• DATA EXTRACT:
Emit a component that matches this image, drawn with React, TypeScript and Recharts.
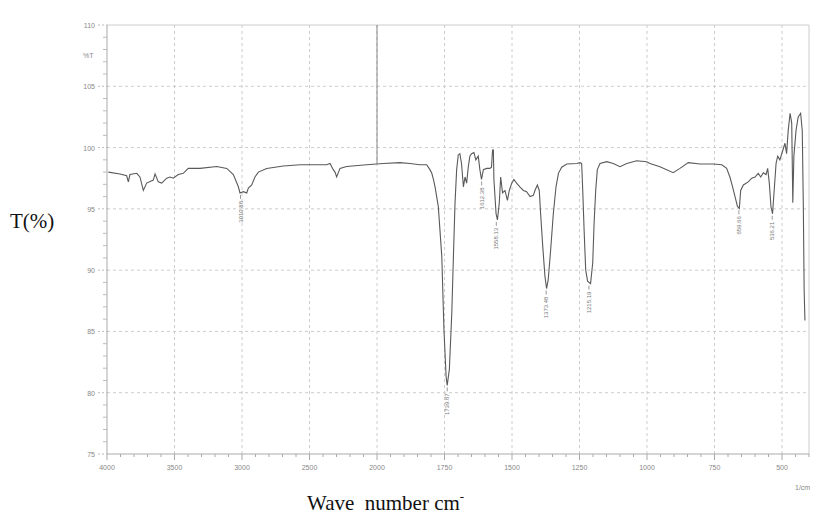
import React from 'react';
import {
  ComposedChart, Line, Scatter, XAxis, YAxis, CartesianGrid, ReferenceLine
} from 'recharts';

// wavenumber (cm-1)
const wavenumbers = [
  3990, 3904, 3854, 3842, 3830, 3780, 3756, 3731, 3706, 3657, 3644, 3620, 3595, 3558, 3533, 3509,
  3472, 3435, 3398, 3311, 3187, 3113, 3064, 3027, 3015, 2990, 2965, 2953, 2928, 2904, 2879, 2817,
  2694, 2570, 2447, 2373, 2348, 2324, 2311, 2299, 2274, 2225, 2076, 1977, 1915, 1878, 1841, 1816,
  1804, 1797, 1791, 1785, 1773, 1760, 1752, 1744, 1740, 1732, 1723, 1717, 1711, 1705, 1699, 1693,
  1687, 1680, 1674, 1668, 1662, 1656, 1650, 1641, 1634, 1625, 1619, 1613, 1606, 1594, 1582, 1576,
  1572, 1569, 1567, 1559, 1554, 1547, 1542, 1535, 1526, 1517, 1510, 1501, 1493, 1483, 1471, 1458,
  1446, 1433, 1421, 1415, 1406, 1399, 1394, 1386, 1378, 1372, 1366, 1357, 1347, 1337, 1328, 1316,
  1297, 1260, 1248, 1242, 1238, 1233, 1227, 1220, 1209, 1201, 1196, 1190, 1184, 1174, 1149, 1125,
  1100, 1075, 1038, 1001, 989, 952, 903, 878, 847, 804, 754, 723, 705, 693, 683, 674,
  665, 658, 653, 643, 625, 612, 600, 588, 579, 569, 559, 553, 547, 541, 535, 529,
  522, 516, 508, 498, 489, 483, 477, 470, 464, 460, 456, 448, 440, 431, 425, 421,
  418, 415,
];

// transmittance (%)
const transmittance = [
  98.0, 97.85, 97.7, 97.2, 97.8, 97.9, 97.6, 96.5, 97.1, 97.35, 97.85, 97.2, 97.1, 97.5, 97.6, 97.5,
  97.8, 97.9, 98.3, 98.3, 98.45, 98.3, 97.8, 96.8, 96.3, 96.4, 96.3, 96.7, 96.95, 97.6, 98.0, 98.3,
  98.5, 98.6, 98.6, 98.6, 98.7, 98.2, 98.0, 97.6, 98.3, 98.45, 98.6, 98.7, 98.77, 98.7, 98.6, 98.6,
  98.2, 97.9, 97.4, 96.8, 95.2, 91.1, 85.1, 81.3, 80.6, 81.9, 86.5, 91.1, 95.5, 98.2, 99.4, 99.5,
  98.7, 96.8, 97.6, 97.1, 98.4, 99.3, 99.5, 99.6, 99.0, 99.3, 98.2, 97.4, 98.2, 98.3, 98.3, 98.4,
  99.8, 99.8, 97.4, 94.6, 94.1, 95.5, 97.6, 96.3, 96.5, 95.7, 96.5, 97.1, 97.4, 97.1, 96.8, 96.5,
  96.4, 96.0, 96.1, 96.5, 96.95, 96.5, 94.6, 91.9, 89.5, 88.5, 89.2, 91.6, 94.6, 96.8, 97.9, 98.4,
  98.66, 98.7, 98.77, 98.7, 96.5, 93.3, 90.0, 89.1, 88.9, 90.6, 93.8, 96.5, 98.2, 98.7, 98.85, 98.7,
  98.44, 98.7, 98.93, 98.85, 98.7, 98.44, 97.95, 98.3, 98.77, 98.66, 98.66, 98.6, 98.3, 97.6, 96.8, 96.0,
  95.2, 95.05, 96.5, 96.95, 97.2, 97.5, 97.6, 97.9, 97.6, 97.95, 97.8, 98.3, 97.1, 95.2, 94.6, 96.5,
  98.7, 99.3, 99.0, 99.7, 100.35, 99.5, 101.4, 102.8, 102.0, 95.5, 99.3, 101.4, 102.5, 102.8, 101.4, 95.2,
  88.4, 85.9,
];

// labelled peaks
const peakWavenumbers = [3010.88, 1739.87, 1612.38, 1558.13, 1373.48, 1215.19, 659.66, 536.21];
const peakValues = [96.3, 80.6, 97.4, 94.1, 88.5, 88.9, 95.05, 94.6];

const xTickLabels = [4000, 3500, 3000, 2500, 2000, 1750, 1500, 1250, 1000, 750, 500];
const yTickLabels = [75, 80, 85, 90, 95, 100, 105, 110];

// instrument plots 4000-2000 at half the scale of 2000-400
const toPos = (wn: number) => (wn >= 2000 ? 4000 - wn : 2000 + (2000 - wn) * 2);
const fromPos = (p: number) => (p <= 2000 ? 4000 - p : 2000 - (p - 2000) / 2);

const spectrum = wavenumbers.map((w, i) => ({ pos: toPos(w), t: transmittance[i] }));
const peaks = peakWavenumbers.map((w, i) => ({ pos: toPos(w), t: peakValues[i], label: w.toFixed(2) }));

const xTicks = Array.from({ length: 53 }, (_, i) => i * 100);
const yTicks = Array.from({ length: 36 }, (_, i) => 75 + i);
const majorX = xTickLabels.map(toPos);

const tickFont = { fontFamily: 'Liberation Sans, Arial, sans-serif', fontSize: 7, fill: '#888' };
const serif = 'Liberation Serif, Times New Roman, serif';

const renderXTick = (props: any) => {
  const { x, y, payload } = props;
  const major = majorX.includes(payload.value);
  return (
    <g>
      <line x1={x} x2={x} y1={y} y2={y + (major ? 6 : 3)} stroke="#aaa" />
      {major && (
        <text x={x} y={y + 16} textAnchor="middle" {...tickFont}>
          {Math.round(fromPos(payload.value))}
        </text>
      )}
    </g>
  );
};

const renderYTick = (props: any) => {
  const { x, y, payload } = props;
  const major = yTickLabels.includes(payload.value);
  return (
    <g>
      <line x1={x - (major ? 9 : 4)} x2={x} y1={y} y2={y} stroke="#bbb" strokeDasharray={major ? '2 2' : undefined} />
      {major && (
        <text x={x - 12} y={y + 3} textAnchor="end" {...tickFont}>
          {payload.value}
        </text>
      )}
    </g>
  );
};

const renderPeak = (props: any) => {
  const { cx, cy, payload } = props;
  return (
    <g>
      <line x1={cx} x2={cx} y1={cy + 2} y2={cy + 6} stroke="#999" />
      <text
        x={cx + 2}
        y={cy + 8}
        transform={`rotate(-90 ${cx + 2} ${cy + 8})`}
        textAnchor="end"
        fontFamily="Liberation Sans, Arial, sans-serif"
        fontSize={6}
        fill="#777"
      >
        {payload.label}
      </text>
    </g>
  );
};

const YTitle = (props: any) => {
  const { viewBox } = props;
  const vx = viewBox?.x ?? 0;
  const vy = viewBox?.y ?? 25;
  return (
    <g>
      <text x={vx + 83} y={vy + 33} {...tickFont}>%T</text>
      <text x={vx + 10} y={vy + 203} fontFamily={serif} fontSize={21} fill="#111">T(%)</text>
    </g>
  );
};

const XTitle = (props: any) => {
  const { viewBox } = props;
  const vx = viewBox?.x ?? 107;
  const vy = viewBox?.y ?? 454;
  return (
    <g>
      <text x={vx + 688} y={vy + 36} {...tickFont}>1/cm</text>
      <text x={vx + 200} y={vy + 56} fontFamily={serif} fontSize={21} fill="#111" xmlSpace="preserve">
        {'Wave  number cm'}
        <tspan dy={-9} fontSize={13}>-</tspan>
      </text>
    </g>
  );
};

const App = () => {
  return (
    <div style={{ position: 'absolute', left: 0, top: 0, width: 813, height: 518, background: '#fff' }}>
      <ComposedChart width={813} height={518} margin={{ top: 25, right: 4, bottom: 0, left: 0 }}>
        <CartesianGrid
          horizontalValues={[80, 85, 90, 95, 100, 105]}
          verticalValues={majorX.slice(1)}
          stroke="#ccc"
          strokeDasharray="3 3"
        />
        <XAxis
          type="number"
          dataKey="pos"
          domain={[0, 5200]}
          ticks={xTicks}
          interval={0}
          tickLine={false}
          tickSize={0}
          tickMargin={0}
          tick={renderXTick}
          axisLine={{ stroke: '#aaa' }}
          height={64}
          label={<XTitle />}
          allowDataOverflow
        />
        <YAxis
          type="number"
          domain={[75, 110]}
          ticks={yTicks}
          interval={0}
          tickLine={false}
          tickSize={0}
          tickMargin={0}
          tick={renderYTick}
          axisLine={{ stroke: '#aaa' }}
          width={107}
          label={<YTitle />}
          allowDataOverflow
        />
        <ReferenceLine y={110} stroke="#ccc" />
        <ReferenceLine x={5200} stroke="#ccc" />
        <ReferenceLine segment={[{ x: 2000, y: 110 }, { x: 2000, y: 98.7 }]} stroke="#888" />
        <Line
          data={spectrum}
          dataKey="t"
          type="linear"
          stroke="#5a5a5a"
          strokeWidth={1.1}
          dot={false}
          activeDot={false}
          isAnimationActive={false}
        />
        <Scatter data={peaks} dataKey="t" shape={renderPeak} isAnimationActive={false} />
      </ComposedChart>
    </div>
  );
};

export default App;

• WORK TO COMPLETE:
Filter the data, keeping only the lines that contain "React".

• WRITTEN SOLUTION:
Emit a component that matches this image, drawn with React, TypeScript and Recharts.
import React from 'react';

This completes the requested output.